Gabriel Mahia Systems · Power · Strategy

The Political Economy of Austerity

Austerity is not a neutral fiscal instrument. It allocates the costs of adjustment according to political rather than economic logic.

What Austerity Is and Is Not

Austerity — the reduction of public expenditure and/or increase in public revenue in response to fiscal imbalance — is typically presented as a technical economic necessity: the state has spent more than it can sustain, and adjustment is required. This presentation is partially accurate. Fiscal imbalances do eventually require adjustment, and the adjustment does involve reducing the gap between expenditure and revenue through some combination of spending reduction and revenue increase. What the technical presentation omits is that austerity is not a single adjustment — it is a set of choices about who bears the cost of the adjustment, and those choices are political rather than economic in their logic.

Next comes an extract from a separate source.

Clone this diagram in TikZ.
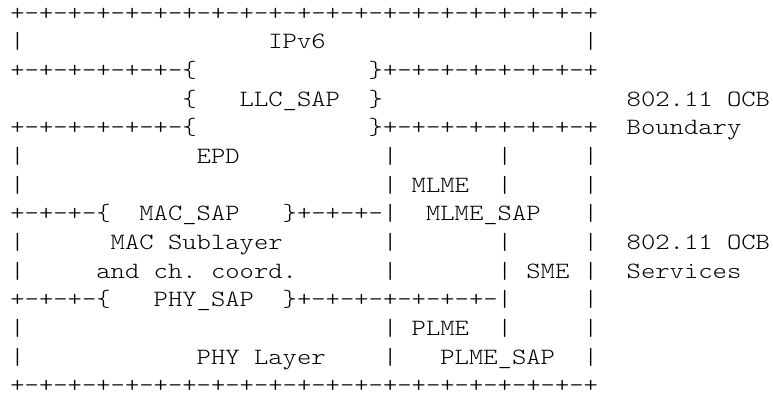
\documentclass[tikz,border=0pt]{standalone}
\usepackage{fontspec}
\newfontfamily\asciifont{lmmonolt10-regular.otf}[FakeStretch=1.17]
\usepackage{tikz}

\begin{document}
\begin{tikzpicture}[x=10.7494pt, y=-21.5pt,
    asc/.style={anchor=base west, inner sep=0pt, font=\asciifont\fontsize{17.5pt}{21pt}\selectfont}]
    \useasboundingbox (-7.58pt,-6.27pt) rectangle (572.17pt,-301.77pt);

    % Outer edges
    \node[asc] (topedge) at (0,1) {+-+-+-+-+-+-+-+-+-+-+-+-+-+-+-+-+-+-+-+-+};
    \node[asc] (botedge) at (0,14) {+-+-+-+-+-+-+-+-+-+-+-+-+-+-+-+-+-+-+-+-+};
    \node[asc] (ipl) at (0,2) {|};
    \node[asc] (ipv6) at (18,2) {IPv6};
    \node[asc] (ipr) at (40,2) {|};

    % LLC_SAP and boundary
    \node[asc] (llcupl) at (0,3) {+-+-+-+-+-+-\{};
    \node[asc] (llcupr) at (25,3) {\}+-+-+-+-+-+-+-+};
    \node[asc] (llcl) at (12,4) {\{};
    \node[asc] (llc) at (16,4) {LLC\_SAP};
    \node[asc] (llcr) at (25,4) {\}};
    \node[asc] (llcdnl) at (0,5) {+-+-+-+-+-+-\{};
    \node[asc] (llcdnr) at (25,5) {\}+-+-+-+-+-+-+-+};
    \node[asc] (bnda) at (43,4) {802.11};
    \node[asc] (bndb) at (50,4) {OCB};
    \node[asc] (bndc) at (43,5) {Boundary};

    % Vertical sides
    \foreach \r in {6,7,9,10,12,13} {
        \node[asc] (sidel\r) at (0,\r) {|};
        \node[asc] (sidem\r) at (26,\r) {|};
    }
    \foreach \r in {6,7,9,10,12}
        \node[asc] (sidek\r) at (34,\r) {|};
    \foreach \r in {6,7,8,9,10,11,12,13}
        \node[asc] (sider\r) at (40,\r) {|};

    % EPD and MLME
    \node[asc] (epd) at (13,6) {EPD};
    \node[asc] (mlme) at (28,7) {MLME};
    \node[asc] (macupl) at (0,8) {+-+-+-\{};
    \node[asc] (macsap) at (9,8) {MAC\_SAP};
    \node[asc] (macupr) at (19,8) {\}+-+-+-|};
    \node[asc] (mlmesap) at (29,8) {MLME\_SAP};

    % MAC sublayer and SME
    \node[asc] (maca) at (7,9) {MAC};
    \node[asc] (macb) at (11,9) {Sublayer};
    \node[asc] (chca) at (6,10) {and};
    \node[asc] (chcb) at (10,10) {ch.};
    \node[asc] (chcc) at (14,10) {coord.};
    \node[asc] (sme) at (36,10) {SME};
    \node[asc] (srva) at (43,9) {802.11};
    \node[asc] (srvb) at (50,9) {OCB};
    \node[asc] (srvc) at (43,10) {Services};

    % PHY layer and PLME
    \node[asc] (phyupl) at (0,11) {+-+-+-\{};
    \node[asc] (physap) at (10,11) {PHY\_SAP};
    \node[asc] (phyupr) at (19,11) {\}+-+-+-+-+-+-+-|};
    \node[asc] (plme) at (28,12) {PLME};
    \node[asc] (phya) at (13,13) {PHY};
    \node[asc] (phyb) at (17,13) {Layer};
    \node[asc] (plmesap) at (30,13) {PLME\_SAP};
\end{tikzpicture}
\end{document}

The fiscal imbalance that austerity is designed to address is a distributional fact: the state has made commitments it cannot fully fund. Austerity resolves this distributional fact by deciding which commitments are most readily reduced — which programmes are cut, which revenues are raised, which protected interests are maintained and which are exposed to the adjustment. These decisions are political. The groups whose interests are most effectively represented in the political process tend to be protected from the adjustment. The groups whose interests are least effectively represented tend to bear it.

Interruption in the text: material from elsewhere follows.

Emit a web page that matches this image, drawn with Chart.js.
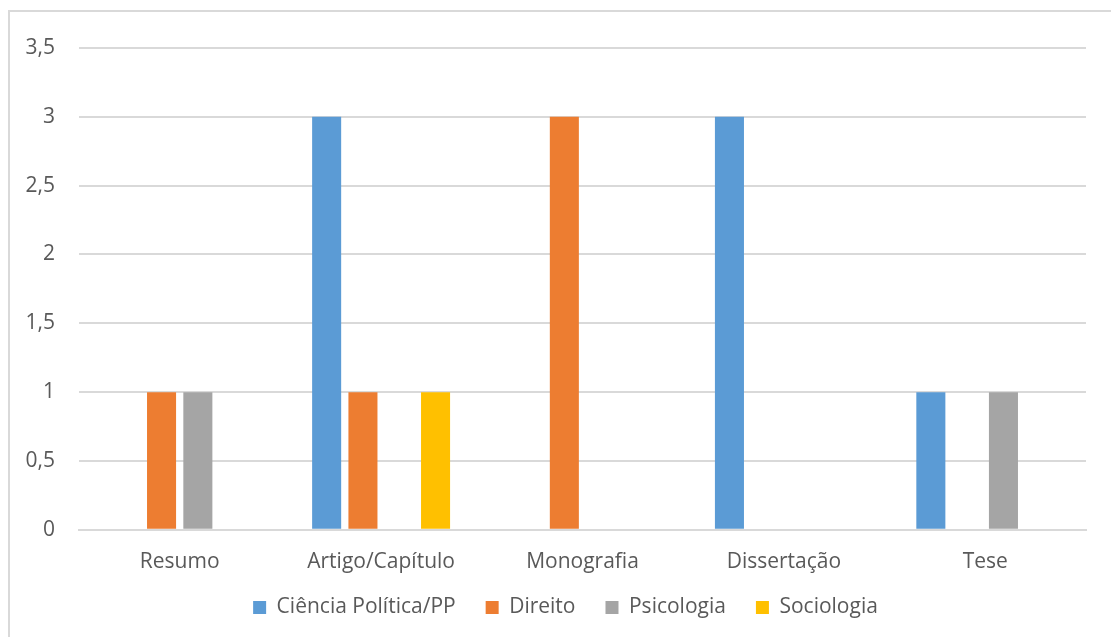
<!DOCTYPE html>
<html>
<head>
<meta charset="utf-8">
<script src="https://cdn.jsdelivr.net/npm/chart.js@4"></script>
<style>
  html, body { margin: 0; padding: 0; background: #fff; }
  #wrap { position: relative; width: 1111px; height: 637px; overflow: hidden; }
  #frame { position: absolute; left: 8px; top: 10px; width: 1200px; height: 700px;
           border-left: 2px solid #d9d9d9; border-top: 2px solid #d9d9d9; }
  canvas { position: absolute; left: 0; top: 0; }
</style>
</head>
<body>
<div id="wrap">
  <div id="frame"></div>
  <canvas id="c" width="1111" height="637"></canvas>
</div>
<script>
// Tipos de trabalho por área
const categories = ['Resumo', 'Artigo/Capítulo', 'Monografia', 'Dissertação', 'Tese'];
const cienciaPolitica = [0, 3, 0, 3, 1];
const direito = [1, 1, 3, 0, 0];
const psicologia = [1, 0, 0, 0, 1];
const sociologia = [0, 1, 0, 0, 0];
const yTicks = [0, 0.5, 1, 1.5, 2, 2.5, 3, 3.5];

const textColor = '#595959';
const gridColor = '#d9d9d9';
const font = { family: "'Open Sans', 'Liberation Sans', sans-serif", size: 21 };

// centre the legend under the plot area and let the category labels
// overlap the space reserved above the legend without being clipped
const layoutTweaks = {
  id: 'layoutTweaks',
  afterLayout(chart) {
    const lg = chart.legend;
    if (lg) {
      const dx = 21;
      lg.left += dx;
      lg.right += dx;
      if (lg.legendHitBoxes) lg.legendHitBoxes.forEach(b => { b.left += dx; });
    }
    const x = chart.scales.x;
    if (x) x.bottom = chart.height;
  }
};

new Chart(document.getElementById('c'), {
  type: 'bar',
  data: {
    labels: categories,
    datasets: [
      { label: 'Ciência Política/PP', data: cienciaPolitica, backgroundColor: '#5b9bd5' },
      { label: 'Direito', data: direito, backgroundColor: '#ed7d31' },
      { label: 'Psicologia', data: psicologia, backgroundColor: '#a5a5a5' },
      { label: 'Sociologia', data: sociologia, backgroundColor: '#ffc000' }
    ]
  },
  plugins: [layoutTweaks],
  options: {
    responsive: false,
    animation: false,
    datasets: { bar: { categoryPercentage: 0.721, barPercentage: 0.8 } },
    layout: { padding: { left: 3, right: 25, top: 48, bottom: 9 } },
    plugins: {
      tooltip: { enabled: false },
      legend: {
        position: 'bottom',
        labels: {
          color: textColor,
          font: font,
          boxWidth: 13,
          boxHeight: 13,
          padding: 30
        }
      }
    },
    scales: {
      x: {
        grid: { display: false, drawTicks: false },
        border: { color: gridColor, width: 2 },
        ticks: { color: textColor, font: font, padding: 20 },
        afterFit: (scale) => { scale.height -= 28; }
      },
      y: {
        min: 0,
        max: 3.5,
        afterBuildTicks: (axis) => { axis.ticks = yTicks.map(v => ({ value: v })); },
        afterFit: (scale) => { scale.width = 76; },
        grid: { color: gridColor, lineWidth: 2, drawTicks: false },
        border: { display: false },
        ticks: {
          color: textColor,
          font: font,
          padding: 24,
          callback: (v) => String(v).replace('.', ',')
        }
      }
    }
  }
});
</script>
</body>
</html>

The Distributional Pattern

The distributional pattern of austerity adjustments is remarkably consistent across different countries and different political systems. The programmes that are most readily cut are those serving populations with the least political representation and the least economic power — social transfers, public health infrastructure, social housing, community services. The programmes that are most resistant to cuts are those serving populations with the most political representation and the most economic power — tax expenditures that benefit higher-income households, infrastructure investments that benefit productive sectors, programmes whose beneficiaries are concentrated and organised enough to defend them.

Austerity does not distribute adjustment according to capacity to bear it. It distributes adjustment according to political capacity to resist it. The two are not the same — and the difference between them is the substance of the political economy that austerity's technical presentation is designed to conceal.